Monday, August 15, 2005

A tribute to democracy and an example that difficult problems can be solved peacefully through debate, negotiation and compromise


If I understand this correctly, the Iraqi “National Assembly” didn’t quite break the rules in voting themselves another week to come to a deal, but since the rules were written by Americans anyway, who cares. The thing is, there is no consensus on any of the fundamentals, and I don’t know how you construct a state without that. You compromise on where to go for lunch, not on whether to have a federal form of government or not.
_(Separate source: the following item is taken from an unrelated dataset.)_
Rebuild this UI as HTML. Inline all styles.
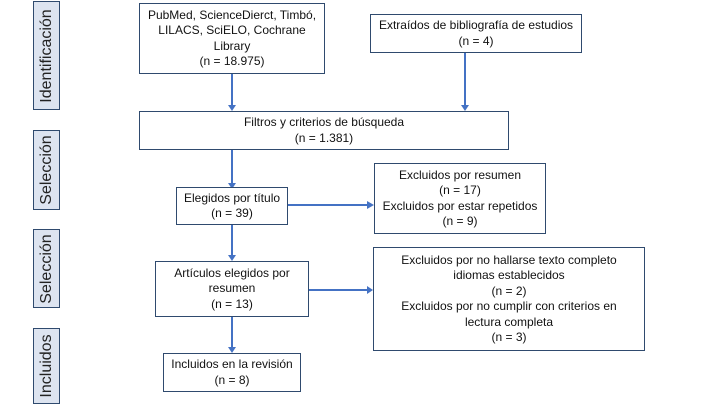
<!DOCTYPE html>
<html><head><meta charset="utf-8"><style>
body{margin:0;width:720px;height:405px;background:#fff;position:relative;overflow:hidden;font-family:"Liberation Sans",sans-serif;color:#111}
.b{position:absolute;border:1.3px solid #2f4a6e;box-sizing:border-box;background:#fff;display:flex;flex-direction:column;justify-content:center;align-items:center;text-align:center;font-size:12px;line-height:15.5px;white-space:nowrap}
.s{position:absolute;border:1.3px solid #2f4a6e;box-sizing:border-box;background:#dde4f0;width:27px;left:33px}
.s span{position:absolute;left:50%;top:50%;transform:translate(-50%,-50%) rotate(-90deg);white-space:nowrap;font-size:16px;color:#222}
</style></head><body>
<div class="s" style="top:1px;height:109px"><span>Identificación</span></div>
<div class="s" style="top:130px;height:80px"><span>Selección</span></div>
<div class="s" style="top:229px;height:79px"><span>Selección</span></div>
<div class="s" style="top:328px;height:76px"><span>Incluidos</span></div>
<svg width="720" height="405" style="position:absolute;left:0;top:0">
<g stroke="#4472c4" stroke-width="2" fill="none">
<line x1="232" y1="73" x2="232" y2="106"/><line x1="465" y1="52" x2="465" y2="106"/>
<line x1="232" y1="149" x2="232" y2="184"/><line x1="232" y1="224" x2="232" y2="256"/>
<line x1="232" y1="316" x2="232" y2="348"/><line x1="288" y1="205" x2="368" y2="205"/>
<line x1="308" y1="290" x2="368" y2="290"/></g>
<g fill="#4472c4">
<polygon points="228,105 236,105 232,111"/><polygon points="461,105 469,105 465,111"/>
<polygon points="228,183 236,183 232,189"/><polygon points="228,255 236,255 232,261"/>
<polygon points="228,347 236,347 232,353"/><polygon points="367,201 367,209 374,205"/>
<polygon points="367,286 367,294 373,290"/></g></svg>
<div class="b" style="left:139px;top:3px;width:186px;height:71px">PubMed, ScienceDierct, Timbó,<br>LILACS, SciELO, Cochrane<br>Library<br>(n = 18.975)</div>
<div class="b" style="left:370px;top:14px;width:212px;height:39px">Extraídos de bibliografía de estudios<br>(n = 4)</div>
<div class="b" style="left:139px;top:111px;width:370px;height:39px">Filtros y criterios de búsqueda<br>(n = 1.381)</div>
<div class="b" style="left:176px;top:187px;width:112px;height:38px">Elegidos por título<br>(n = 39)</div>
<div class="b" style="left:374px;top:163px;width:172px;height:71px">Excluidos por resumen<br>(n = 17)<br>Excluidos por estar repetidos<br>(n = 9)</div>
<div class="b" style="left:155px;top:261px;width:154px;height:56px">Artículos elegidos por<br>resumen<br>(n = 13)</div>
<div class="b" style="left:373px;top:247px;width:272px;height:104px">Excluidos por no hallarse texto completo<br>idiomas establecidos<br>(n = 2)<br>Excluidos por no cumplir con criterios en<br>lectura completa<br>(n = 3)</div>
<div class="b" style="left:163px;top:353px;width:138px;height:39px">Incluidos en la revisión<br>(n = 8)</div>
</body></html>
These people simply do not want to be in the same state; the Shiites hate the Sunnis, the Sunnis hate the Kurds, the Kurds hate the Turkmen, and everybody hates... well, the Tom Lehrer fans know who everybody hates. As long as they’re all stuck in the same state together, it looks like political divisions will all break down along ethnic lines, and that always works so well.

Of course Talabani and the Bushies are making it sound like they’re just checking for typos, split infinitives, that sort of thing (the American ambassador blamed that darned sandstorm). Bush himself said that the “heroic efforts” of the negotiators “are a tribute to democracy and an example that difficult problems can be solved peacefully through debate, negotiation and compromise.” Well, it’s August, and we know he never reads his briefing papers in August.

(Update: Ah, Billmon wrote everything I did, but better and earlier, and some stuff I didn’t think of. Some days are like that.)